Die Spannbreite des Angebots auf Udemy ist groß, es reicht von Sprachkursen über Kochklassen bis zu Gitarrenunterricht. Besonders gefragt sind aber schon jetzt Fachkenntnisse. Das zeigt auch die Nachfrage nach Kursen in Deutschland. Zu den beliebtesten Kursen der 65 000 Teilnehmer hierzulande gehörten solche, die Programmiersprachen wie Java, PHP oder Swift vermitteln.
Das hat Udemy auch mit dem Netzwerk Meetup aus New York gemein. Über die Internetseite des Unternehmens finden zwar Liebhaber aller möglichen Aktivitäten in lokalen Gruppen zueinander, um etwas zusammen zu unternehmen – vom Bergwandern über Joggen bis hin zum Skifahren. In Deutschland sammeln sich die derzeit rund 100 000 Mitglieder aber besonders häufig in Gruppen, um Programmieren zu lernen oder sich über Unternehmensgründung auszutauschen. Zu den beliebtesten Gruppen hierzulande gehören die Berliner Gruppen „Lean Startup“ oder „Tech Meetup“. Die größte Meetup-Gruppe überhaupt ist das „New York Tech Meetup“ mit 40 000 Mitgliedern, ins Leben gerufen vom Meetup-Chef Scott Heiferman.

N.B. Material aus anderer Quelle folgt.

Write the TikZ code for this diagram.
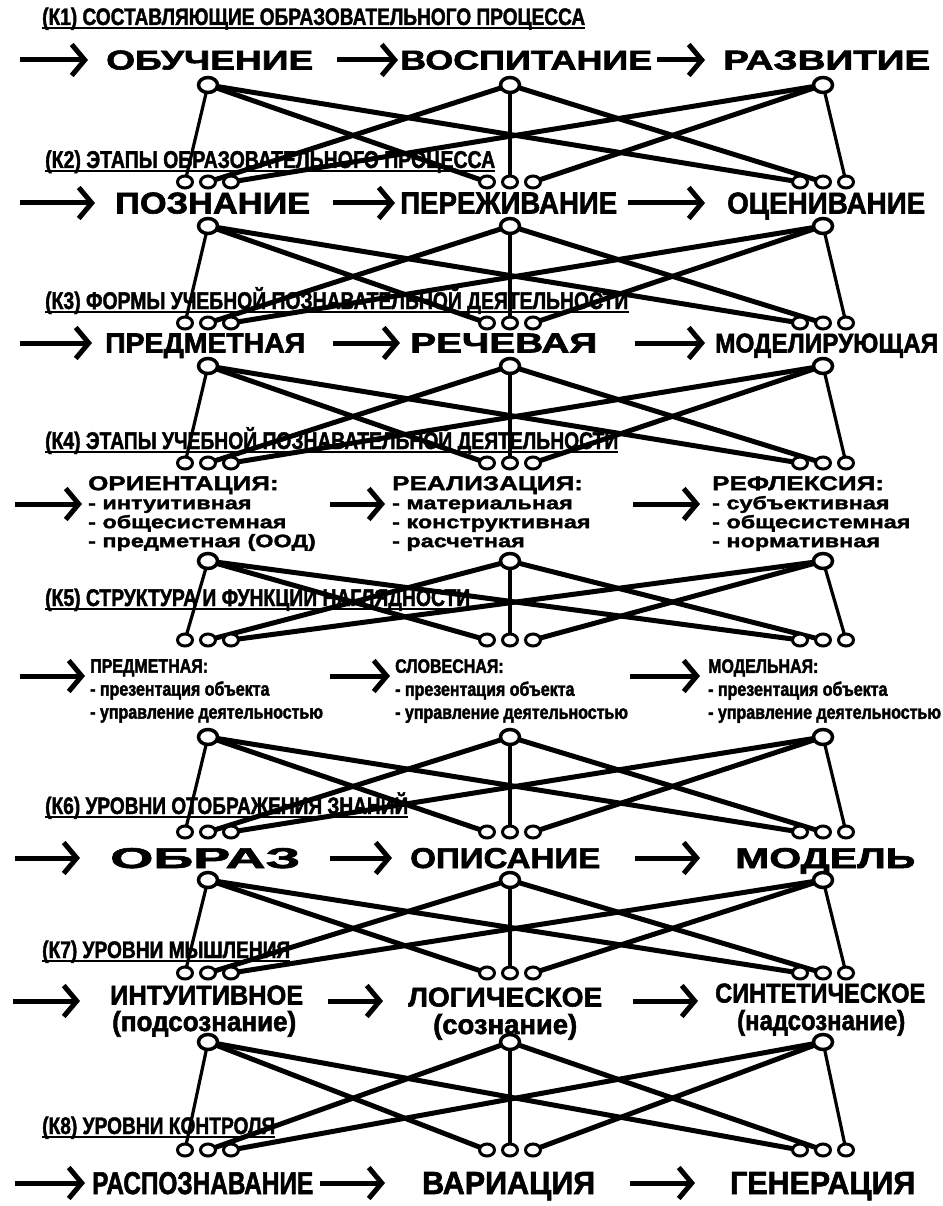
\documentclass[tikz,border=0pt]{standalone}
\usepackage{fontspec}
\setmainfont{Liberation Sans}[BoldFeatures={FakeBold=2}]
\newfontfamily\widefont{Liberation Sans}[FakeStretch=1.3, BoldFeatures={FakeBold=1.8}]
\newfontfamily\slimfont{Liberation Sans}[FakeStretch=0.82, BoldFeatures={FakeBold=2}]
\newfontfamily\headfont{Liberation Sans}[FakeStretch=0.8, BoldFeatures={FakeBold=1.6}]
\usetikzlibrary{arrows.meta, shapes.geometric}
\pgfdeclarelayer{back}
\pgfsetlayers{back,main}
% a word squeezed into a box of given width and cap height
\newcommand{\fitword}[3]{\raisebox{0pt}[#2pt][0pt]{\resizebox{#1pt}{#2pt}{#3}}}

\begin{document}
\begin{tikzpicture}[x=1pt, y=1pt, font=\bfseries,
  head/.style={anchor=base west, inner sep=0pt},
  word/.style={anchor=west, inner sep=0pt},
  stage/.style={anchor=north west, inner sep=0pt, align=left,
    font=\widefont\bfseries\fontsize{18}{19}\selectfont},
  aid/.style={anchor=north west, inner sep=0pt, align=left,
    font=\slimfont\bfseries\fontsize{19.5}{23}\selectfont},
  fwd/.style={line width=5pt, -{Straight Barb[length=13pt, width=31pt]}},
  uline/.style={line width=1.8pt},
  hub/.style={ellipse, draw, fill=white, line width=3.5pt, minimum width=19pt, minimum height=15pt, inner sep=0pt},
  pin/.style={ellipse, draw, fill=white, line width=3pt, minimum width=15pt, minimum height=12pt, inner sep=0pt},
  link/.style={line width=5pt},
  stem/.style={line width=3.2pt}]

  % rings under each row and above the next one
  \foreach \r/\y in {1/85, 2/226, 3/366, 4/561, 5/737, 6/880, 7/1042}
    \foreach \i/\x in {1/208, 2/510, 3/823}
      \node[hub] (u\r-\i) at (\x,-\y) {};
  \foreach \r/\y in {2/182, 3/323, 4/463, 5/640, 6/832, 7/973, 8/1150}
    \foreach \j/\x in {1/208, 2/510, 3/823}
      \foreach \i/\d in {1/-23, 2/0, 3/23}
        \node[pin] (d\r-\j-\i) at ({\x+\d},-\y) {};

  \begin{pgfonlayer}{back}
    \fill[white] (0,0) rectangle (942,-1206);
    % headings
    \node[head] (t1) at (42,-25) {\resizebox{543pt}{!}{\headfont (К1) СОСТАВЛЯЮЩИЕ ОБРАЗОВАТЕЛЬНОГО ПРОЦЕССА}};
    \node[head] (t2) at (45,-168) {\resizebox{450pt}{!}{\headfont (К2) ЭТАПЫ ОБРАЗОВАТЕЛЬНОГО ПРОЦЕССА}};
    \node[head] (t3) at (45,-309) {\resizebox{583pt}{!}{\headfont (К3) ФОРМЫ УЧЕБНОЙ ПОЗНАВАТЕЛЬНОЙ ДЕЯТЕЛЬНОСТИ}};
    \node[head] (t4) at (45,-449) {\resizebox{573pt}{!}{\headfont (К4) ЭТАПЫ УЧЕБНОЙ ПОЗНАВАТЕЛЬНОЙ ДЕЯТЕЛЬНОСТИ}};
    \node[head] (t5) at (45,-606) {\resizebox{425pt}{!}{\headfont (К5) СТРУКТУРА И ФУНКЦИИ НАГЛЯДНОСТИ}};
    \node[head] (t6) at (45,-814) {\resizebox{363pt}{!}{\headfont (К6) УРОВНИ ОТОБРАЖЕНИЯ ЗНАНИЙ}};
    \node[head] (t7) at (42,-958) {\resizebox{248pt}{!}{\headfont (К7) УРОВНИ МЫШЛЕНИЯ}};
    \node[head] (t8) at (42,-1134) {\resizebox{233pt}{!}{\headfont (К8) УРОВНИ КОНТРОЛЯ}};
    \foreach \t in {1,...,8}
      \draw[uline] ([yshift=-3]t\t.base west) -- ([yshift=-3]t\t.base east);
    % every ring of a row to the same ring of each group below
    \foreach \r/\n in {1/2, 2/3, 3/4, 4/5, 5/6, 6/7, 7/8}
      \foreach \i in {1,2,3}
        \foreach \j in {1,2,3} {
          \ifnum\i=\j \draw[stem] (u\r-\i.center) -- (d\n-\j-\i.center);
          \else \draw[link] (u\r-\i.center) -- (d\n-\j-\i.center); \fi
        }
  \end{pgfonlayer}

  % K1
  \node[word] (k1a) at (106,-60) {\fitword{207}{19}{ОБУЧЕНИЕ}};
  \node[word] (k1b) at (400,-60) {\fitword{252}{19}{ВОСПИТАНИЕ}};
  \node[word] (k1c) at (723,-60) {\fitword{207}{19}{РАЗВИТИЕ}};
  \draw[fwd] ([xshift=-86]k1a.west) -- ([xshift=-18]k1a.west);
  \draw[fwd] ([xshift=-63]k1b.west) -- ([xshift=-2]k1b.west);
  \draw[fwd] ([xshift=-66]k1c.west) -- ([xshift=-18]k1c.west);
  % K2
  \node[word] (k2a) at (115,-203) {\fitword{195}{21}{ПОЗНАНИЕ}};
  \node[word] (k2b) at (400,-203) {\fitword{217}{21}{ПЕРЕЖИВАНИЕ}};
  \node[word] (k2c) at (727,-203) {\fitword{198}{21}{ОЦЕНИВАНИЕ}};
  \draw[fwd] ([xshift=-95]k2a.west) -- ([xshift=-20]k2a.west);
  \draw[fwd] ([xshift=-67]k2b.west) -- ([xshift=-5]k2b.west);
  \draw[fwd] ([xshift=-99]k2c.west) -- ([xshift=-22]k2c.west);
  % K3
  \node[word] (k3a) at (105,-343) {\fitword{200}{19}{ПРЕДМЕТНАЯ}};
  \node[word] (k3b) at (410,-343) {\fitword{187}{19}{РЕЧЕВАЯ}};
  \node[word] (k3c) at (715,-343) {\fitword{223}{19}{МОДЕЛИРУЮЩАЯ}};
  \draw[fwd] ([xshift=-85]k3a.west) -- ([xshift=-13]k3a.west);
  \draw[fwd] ([xshift=-77]k3b.west) -- ([xshift=-10]k3b.west);
  \draw[fwd] ([xshift=-80]k3c.west) -- ([xshift=-10]k3c.west);
  % K4
  \node[stage] (k4a) at (88,-476) {{\fontsize{20}{20}\selectfont ОРИЕНТАЦИЯ:}\\- интуитивная\\- общесистемная\\- предметная (ООД)};
  \node[stage] (k4b) at (392,-476) {{\fontsize{20}{20}\selectfont РЕАЛИЗАЦИЯ:}\\- материальная\\- конструктивная\\- расчетная};
  \node[stage] (k4c) at (712,-476) {{\fontsize{20}{20}\selectfont РЕФЛЕКСИЯ:}\\- субъективная\\- общесистемная\\- нормативная};
  \draw[fwd] ([shift={(-73,-28)}]k4a.north west) -- ([shift={(-6,-28)}]k4a.north west);
  \draw[fwd] ([shift={(-62,-28)}]k4b.north west) -- ([shift={(-7,-28)}]k4b.north west);
  \draw[fwd] ([shift={(-79,-28)}]k4c.north west) -- ([shift={(-12,-28)}]k4c.north west);
  % K5
  \node[aid] (k5a) at (90,-659) {ПРЕДМЕТНАЯ:\\- презентация объекта\\- управление деятельностью};
  \node[aid] (k5b) at (395,-659) {СЛОВЕСНАЯ:\\- презентация объекта\\- управление деятельностью};
  \node[aid] (k5c) at (708,-659) {МОДЕЛЬНАЯ:\\- презентация объекта\\- управление деятельностью};
  \draw[fwd] ([shift={(-70,-17)}]k5a.north west) -- ([shift={(-5,-17)}]k5a.north west);
  \draw[fwd] ([shift={(-65,-17)}]k5b.north west) -- ([shift={(-5,-17)}]k5b.north west);
  \draw[fwd] ([shift={(-78,-17)}]k5c.north west) -- ([shift={(-8,-17)}]k5c.north west);
  % K6
  \node[word] (k6a) at (110,-858) {\fitword{190}{20}{ОБРАЗ}};
  \node[word] (k6b) at (410,-858) {\fitword{190}{20}{ОПИСАНИЕ}};
  \node[word] (k6c) at (735,-858) {\fitword{180}{20}{МОДЕЛЬ}};
  \draw[fwd] ([xshift=-95]k6a.west) -- ([xshift=-30]k6a.west);
  \draw[fwd] ([xshift=-80]k6b.west) -- ([xshift=-18]k6b.west);
  \draw[fwd] ([xshift=-100]k6c.west) -- ([xshift=-35]k6c.west);
  % K7
  \node[word] (k7a) at (110,-995) {\fitword{193}{19}{ИНТУИТИВНОЕ}};
  \node[word] (k7d) at (112,-1021) {\fitword{184}{20}{(подсознание)}};
  \node[word] (k7b) at (408,-997) {\fitword{194}{19}{ЛОГИЧЕСКОЕ}};
  \node[word] (k7e) at (433,-1024) {\fitword{144}{20}{(сознание)}};
  \node[word] (k7c) at (715,-993) {\fitword{210}{19}{СИНТЕТИЧЕСКОЕ}};
  \node[word] (k7f) at (737,-1020) {\fitword{168}{20}{(надсознание)}};
  \draw[fwd] ([shift={(-97,-6)}]k7a.west) -- ([shift={(-30,-6)}]k7a.west);
  \draw[fwd] ([shift={(-80,-4)}]k7b.west) -- ([shift={(-25,-4)}]k7b.west);
  \draw[fwd] ([shift={(-82,-8)}]k7c.west) -- ([shift={(-17,-8)}]k7c.west);
  % K8
  \node[word] (k8a) at (92,-1183) {\fitword{221}{22}{РАСПОЗНАВАНИЕ}};
  \node[word] (k8b) at (422,-1183) {\fitword{173}{22}{ВАРИАЦИЯ}};
  \node[word] (k8c) at (730,-1183) {\fitword{185}{22}{ГЕНЕРАЦИЯ}};
  \draw[fwd] ([xshift=-77]k8a.west) -- ([xshift=-7]k8a.west);
  \draw[fwd] ([xshift=-102]k8b.west) -- ([xshift=-37]k8b.west);
  \draw[fwd] ([xshift=-100]k8c.west) -- ([xshift=-35]k8c.west);
\end{tikzpicture}
\end{document}
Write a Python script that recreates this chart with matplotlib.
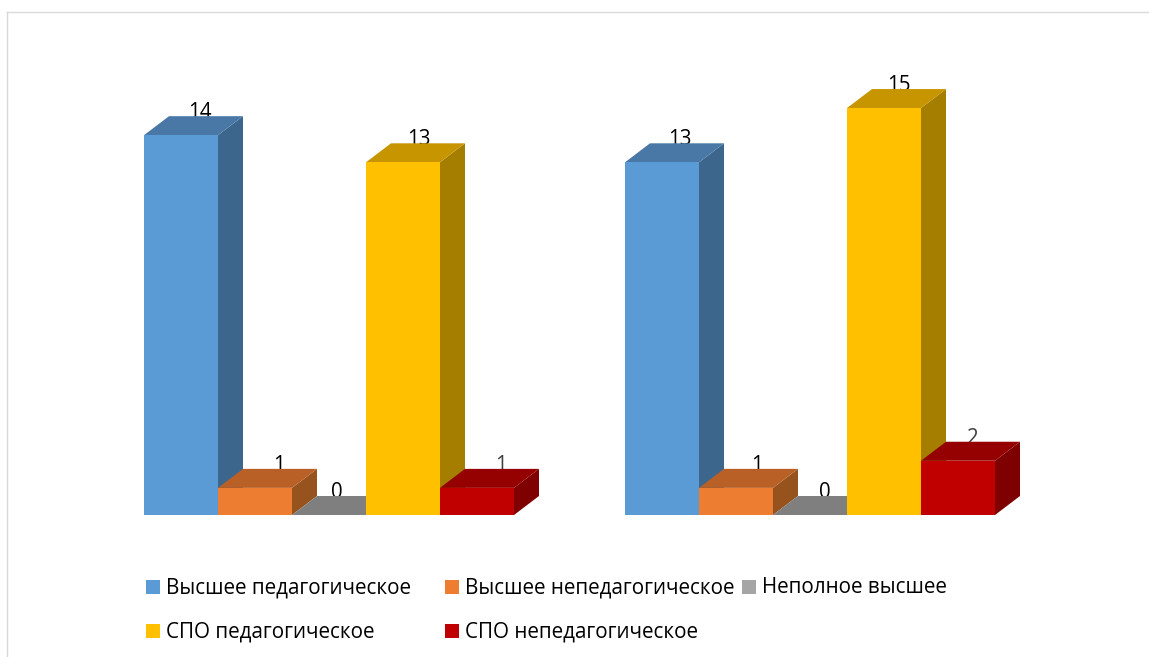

Die Geschäftsidee, Erlebnisse mit Fremden zu teilen, kam dem Mitgründer des heute fast 20 Millionen Mitglieder starken Netzwerks nach den Anschlägen vom 11. September 2001. Nachdem in New York Terroristen das World Trade Center mit Passagierflugzeugen zum Einsturz gebracht hatten, faszinierte Heiferman, wie völlig Unbekannte plötzlich zueinanderfanden, um einander zu helfen und den Schock der Anschläge zu verarbeiten. Solche Erfahrungen wollte er anderen zugänglich machen. Dabei sieht er das Internet bis heute nur als Mittel zum Zweck an: um die Menschen am Ende vom Bildschirm wegzulocken und den Austausch in der realen Welt anzustoßen.